------ Input for this task
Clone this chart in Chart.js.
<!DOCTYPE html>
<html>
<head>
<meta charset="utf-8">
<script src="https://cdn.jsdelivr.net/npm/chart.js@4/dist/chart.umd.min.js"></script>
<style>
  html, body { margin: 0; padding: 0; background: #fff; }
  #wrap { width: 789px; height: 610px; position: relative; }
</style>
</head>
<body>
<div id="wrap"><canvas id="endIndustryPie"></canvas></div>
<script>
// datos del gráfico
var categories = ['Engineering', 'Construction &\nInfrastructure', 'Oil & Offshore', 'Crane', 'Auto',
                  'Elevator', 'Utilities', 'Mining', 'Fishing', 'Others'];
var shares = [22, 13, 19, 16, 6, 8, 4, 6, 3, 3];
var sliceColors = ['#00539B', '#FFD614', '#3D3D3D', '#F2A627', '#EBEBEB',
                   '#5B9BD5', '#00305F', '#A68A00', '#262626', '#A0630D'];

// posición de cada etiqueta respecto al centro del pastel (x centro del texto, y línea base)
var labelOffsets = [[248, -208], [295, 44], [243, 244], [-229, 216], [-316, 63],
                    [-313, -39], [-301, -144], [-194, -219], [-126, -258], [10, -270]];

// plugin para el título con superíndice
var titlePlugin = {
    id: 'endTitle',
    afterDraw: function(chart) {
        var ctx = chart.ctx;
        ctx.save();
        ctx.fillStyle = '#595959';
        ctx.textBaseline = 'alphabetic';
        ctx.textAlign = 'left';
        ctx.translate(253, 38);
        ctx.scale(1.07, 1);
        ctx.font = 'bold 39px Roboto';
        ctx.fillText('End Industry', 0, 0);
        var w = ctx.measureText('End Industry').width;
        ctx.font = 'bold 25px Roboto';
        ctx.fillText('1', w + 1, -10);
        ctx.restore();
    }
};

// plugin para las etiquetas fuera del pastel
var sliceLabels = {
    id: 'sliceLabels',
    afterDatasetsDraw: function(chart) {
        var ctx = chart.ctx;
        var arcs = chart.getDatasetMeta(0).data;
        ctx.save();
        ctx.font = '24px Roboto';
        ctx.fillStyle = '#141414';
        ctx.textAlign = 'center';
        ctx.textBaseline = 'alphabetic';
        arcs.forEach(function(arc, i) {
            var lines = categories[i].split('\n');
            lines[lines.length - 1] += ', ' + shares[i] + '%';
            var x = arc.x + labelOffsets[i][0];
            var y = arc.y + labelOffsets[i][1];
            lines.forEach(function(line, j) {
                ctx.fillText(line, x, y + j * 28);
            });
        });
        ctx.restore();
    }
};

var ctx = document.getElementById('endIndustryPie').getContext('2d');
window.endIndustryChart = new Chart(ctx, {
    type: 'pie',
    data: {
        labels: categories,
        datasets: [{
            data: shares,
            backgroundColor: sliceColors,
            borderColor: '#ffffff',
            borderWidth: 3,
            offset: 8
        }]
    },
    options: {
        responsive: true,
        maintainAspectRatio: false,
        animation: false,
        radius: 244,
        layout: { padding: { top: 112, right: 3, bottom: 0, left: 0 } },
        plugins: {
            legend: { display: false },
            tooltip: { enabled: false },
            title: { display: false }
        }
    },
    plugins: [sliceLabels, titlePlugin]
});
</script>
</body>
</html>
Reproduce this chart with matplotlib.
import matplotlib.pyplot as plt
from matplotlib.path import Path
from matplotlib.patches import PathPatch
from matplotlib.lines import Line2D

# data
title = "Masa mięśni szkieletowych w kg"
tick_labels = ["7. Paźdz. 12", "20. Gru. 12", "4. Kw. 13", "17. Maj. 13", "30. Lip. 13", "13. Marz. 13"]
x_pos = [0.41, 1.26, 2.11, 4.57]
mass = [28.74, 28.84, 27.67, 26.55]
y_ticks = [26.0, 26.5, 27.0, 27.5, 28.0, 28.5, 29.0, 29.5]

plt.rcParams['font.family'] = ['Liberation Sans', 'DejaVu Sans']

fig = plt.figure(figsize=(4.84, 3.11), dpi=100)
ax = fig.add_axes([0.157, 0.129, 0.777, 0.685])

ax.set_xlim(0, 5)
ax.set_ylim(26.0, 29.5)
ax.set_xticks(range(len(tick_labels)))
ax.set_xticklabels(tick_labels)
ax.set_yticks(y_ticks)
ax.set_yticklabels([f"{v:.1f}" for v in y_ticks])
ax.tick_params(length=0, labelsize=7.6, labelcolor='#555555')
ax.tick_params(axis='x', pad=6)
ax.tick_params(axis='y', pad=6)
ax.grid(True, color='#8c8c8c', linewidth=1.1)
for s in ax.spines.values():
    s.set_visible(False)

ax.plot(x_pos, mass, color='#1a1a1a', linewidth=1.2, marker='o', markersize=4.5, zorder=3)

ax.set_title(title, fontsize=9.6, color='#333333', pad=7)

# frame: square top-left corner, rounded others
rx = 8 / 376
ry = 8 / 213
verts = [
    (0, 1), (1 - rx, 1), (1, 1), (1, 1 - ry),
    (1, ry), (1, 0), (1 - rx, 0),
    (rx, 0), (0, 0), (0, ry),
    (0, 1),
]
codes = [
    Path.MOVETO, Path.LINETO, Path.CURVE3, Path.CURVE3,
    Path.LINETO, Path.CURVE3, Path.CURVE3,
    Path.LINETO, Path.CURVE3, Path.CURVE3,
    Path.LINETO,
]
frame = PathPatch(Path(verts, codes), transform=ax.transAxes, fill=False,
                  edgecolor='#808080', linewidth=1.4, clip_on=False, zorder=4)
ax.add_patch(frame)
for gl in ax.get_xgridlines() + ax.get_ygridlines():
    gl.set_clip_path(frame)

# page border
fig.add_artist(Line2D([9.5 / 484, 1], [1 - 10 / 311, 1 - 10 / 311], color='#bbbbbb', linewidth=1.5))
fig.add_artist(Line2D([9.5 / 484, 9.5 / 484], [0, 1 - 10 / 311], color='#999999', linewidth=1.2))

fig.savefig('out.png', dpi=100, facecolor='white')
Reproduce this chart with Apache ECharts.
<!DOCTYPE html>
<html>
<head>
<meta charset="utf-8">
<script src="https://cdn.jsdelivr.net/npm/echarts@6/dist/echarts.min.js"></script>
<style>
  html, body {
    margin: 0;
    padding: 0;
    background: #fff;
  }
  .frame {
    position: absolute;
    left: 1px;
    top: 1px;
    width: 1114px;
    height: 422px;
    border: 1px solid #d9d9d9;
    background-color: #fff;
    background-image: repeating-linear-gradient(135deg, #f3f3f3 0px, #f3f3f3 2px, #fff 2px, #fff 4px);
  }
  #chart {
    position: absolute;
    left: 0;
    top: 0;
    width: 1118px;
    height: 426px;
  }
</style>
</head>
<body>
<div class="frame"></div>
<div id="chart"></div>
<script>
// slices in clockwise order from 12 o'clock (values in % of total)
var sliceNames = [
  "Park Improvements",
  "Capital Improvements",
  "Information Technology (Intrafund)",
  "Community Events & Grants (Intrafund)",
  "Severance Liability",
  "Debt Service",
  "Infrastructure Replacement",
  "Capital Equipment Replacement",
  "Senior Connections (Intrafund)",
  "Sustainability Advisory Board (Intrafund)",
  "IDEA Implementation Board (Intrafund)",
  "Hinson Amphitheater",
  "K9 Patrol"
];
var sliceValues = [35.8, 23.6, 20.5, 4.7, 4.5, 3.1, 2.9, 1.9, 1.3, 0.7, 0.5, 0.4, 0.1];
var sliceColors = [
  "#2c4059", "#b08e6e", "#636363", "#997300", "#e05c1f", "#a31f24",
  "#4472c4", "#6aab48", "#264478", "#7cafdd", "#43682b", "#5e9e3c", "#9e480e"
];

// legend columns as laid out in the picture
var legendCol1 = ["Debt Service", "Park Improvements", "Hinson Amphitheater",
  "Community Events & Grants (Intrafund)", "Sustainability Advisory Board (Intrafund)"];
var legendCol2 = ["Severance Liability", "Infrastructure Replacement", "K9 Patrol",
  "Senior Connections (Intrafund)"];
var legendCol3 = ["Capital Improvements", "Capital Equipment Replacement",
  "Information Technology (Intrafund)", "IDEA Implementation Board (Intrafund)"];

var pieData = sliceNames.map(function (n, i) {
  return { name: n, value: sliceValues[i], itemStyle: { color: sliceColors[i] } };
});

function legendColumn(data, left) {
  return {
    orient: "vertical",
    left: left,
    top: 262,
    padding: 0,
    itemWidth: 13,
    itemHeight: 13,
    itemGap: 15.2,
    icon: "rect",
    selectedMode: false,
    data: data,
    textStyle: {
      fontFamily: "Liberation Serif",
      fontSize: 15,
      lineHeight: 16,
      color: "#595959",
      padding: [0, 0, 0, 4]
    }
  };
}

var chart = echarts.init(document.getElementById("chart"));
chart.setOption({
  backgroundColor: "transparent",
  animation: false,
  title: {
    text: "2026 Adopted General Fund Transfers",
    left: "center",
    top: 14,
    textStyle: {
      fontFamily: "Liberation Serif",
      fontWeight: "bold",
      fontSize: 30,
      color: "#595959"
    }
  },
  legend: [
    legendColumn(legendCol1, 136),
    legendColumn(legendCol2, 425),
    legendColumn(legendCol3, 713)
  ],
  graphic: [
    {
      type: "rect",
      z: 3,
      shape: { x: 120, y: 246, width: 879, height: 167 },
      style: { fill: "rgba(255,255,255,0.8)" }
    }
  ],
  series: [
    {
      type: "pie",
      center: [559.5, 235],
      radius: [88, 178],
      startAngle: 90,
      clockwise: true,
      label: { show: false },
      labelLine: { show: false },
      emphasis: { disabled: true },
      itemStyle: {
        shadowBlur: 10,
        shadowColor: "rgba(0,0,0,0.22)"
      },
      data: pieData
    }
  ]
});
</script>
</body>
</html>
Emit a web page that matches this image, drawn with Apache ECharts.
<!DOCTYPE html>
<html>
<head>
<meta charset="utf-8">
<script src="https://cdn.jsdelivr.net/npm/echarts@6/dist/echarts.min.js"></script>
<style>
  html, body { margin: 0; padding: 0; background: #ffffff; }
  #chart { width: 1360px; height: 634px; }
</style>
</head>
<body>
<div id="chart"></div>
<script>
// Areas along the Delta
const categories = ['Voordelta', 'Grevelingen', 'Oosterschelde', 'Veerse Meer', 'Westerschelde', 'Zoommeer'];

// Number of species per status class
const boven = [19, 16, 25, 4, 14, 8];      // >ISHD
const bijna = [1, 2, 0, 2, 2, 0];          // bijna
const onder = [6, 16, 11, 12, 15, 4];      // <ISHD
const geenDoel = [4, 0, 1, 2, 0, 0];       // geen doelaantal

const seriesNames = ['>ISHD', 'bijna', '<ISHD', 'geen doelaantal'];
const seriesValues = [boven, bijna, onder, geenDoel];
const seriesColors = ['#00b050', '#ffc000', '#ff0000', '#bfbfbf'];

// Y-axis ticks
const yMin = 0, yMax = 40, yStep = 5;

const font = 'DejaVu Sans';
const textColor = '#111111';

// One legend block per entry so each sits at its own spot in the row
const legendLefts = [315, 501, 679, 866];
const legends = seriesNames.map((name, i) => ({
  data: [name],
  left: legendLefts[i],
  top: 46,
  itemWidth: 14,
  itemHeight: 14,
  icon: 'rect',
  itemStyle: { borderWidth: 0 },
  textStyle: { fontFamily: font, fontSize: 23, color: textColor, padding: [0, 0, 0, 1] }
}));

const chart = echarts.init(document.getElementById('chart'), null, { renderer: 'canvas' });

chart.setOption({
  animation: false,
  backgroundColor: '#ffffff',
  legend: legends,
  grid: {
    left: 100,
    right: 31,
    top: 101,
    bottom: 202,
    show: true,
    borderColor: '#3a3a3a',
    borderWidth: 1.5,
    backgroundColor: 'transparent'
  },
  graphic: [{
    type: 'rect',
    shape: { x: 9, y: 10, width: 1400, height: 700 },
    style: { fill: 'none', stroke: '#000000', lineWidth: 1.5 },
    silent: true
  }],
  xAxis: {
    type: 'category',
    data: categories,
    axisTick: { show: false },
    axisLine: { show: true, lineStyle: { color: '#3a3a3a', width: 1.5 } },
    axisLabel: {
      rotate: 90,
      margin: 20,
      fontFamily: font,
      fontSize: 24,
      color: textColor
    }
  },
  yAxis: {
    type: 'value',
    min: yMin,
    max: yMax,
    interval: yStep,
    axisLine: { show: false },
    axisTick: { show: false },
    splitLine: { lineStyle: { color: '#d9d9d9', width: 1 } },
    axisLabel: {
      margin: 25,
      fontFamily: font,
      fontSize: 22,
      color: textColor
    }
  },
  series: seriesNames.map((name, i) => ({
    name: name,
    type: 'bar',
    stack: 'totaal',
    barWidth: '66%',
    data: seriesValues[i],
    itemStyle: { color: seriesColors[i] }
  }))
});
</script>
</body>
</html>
------------
Exercise details
Looking at the records above, report how many lines contain the word "image". Answer with the number only.

Exercise answer
2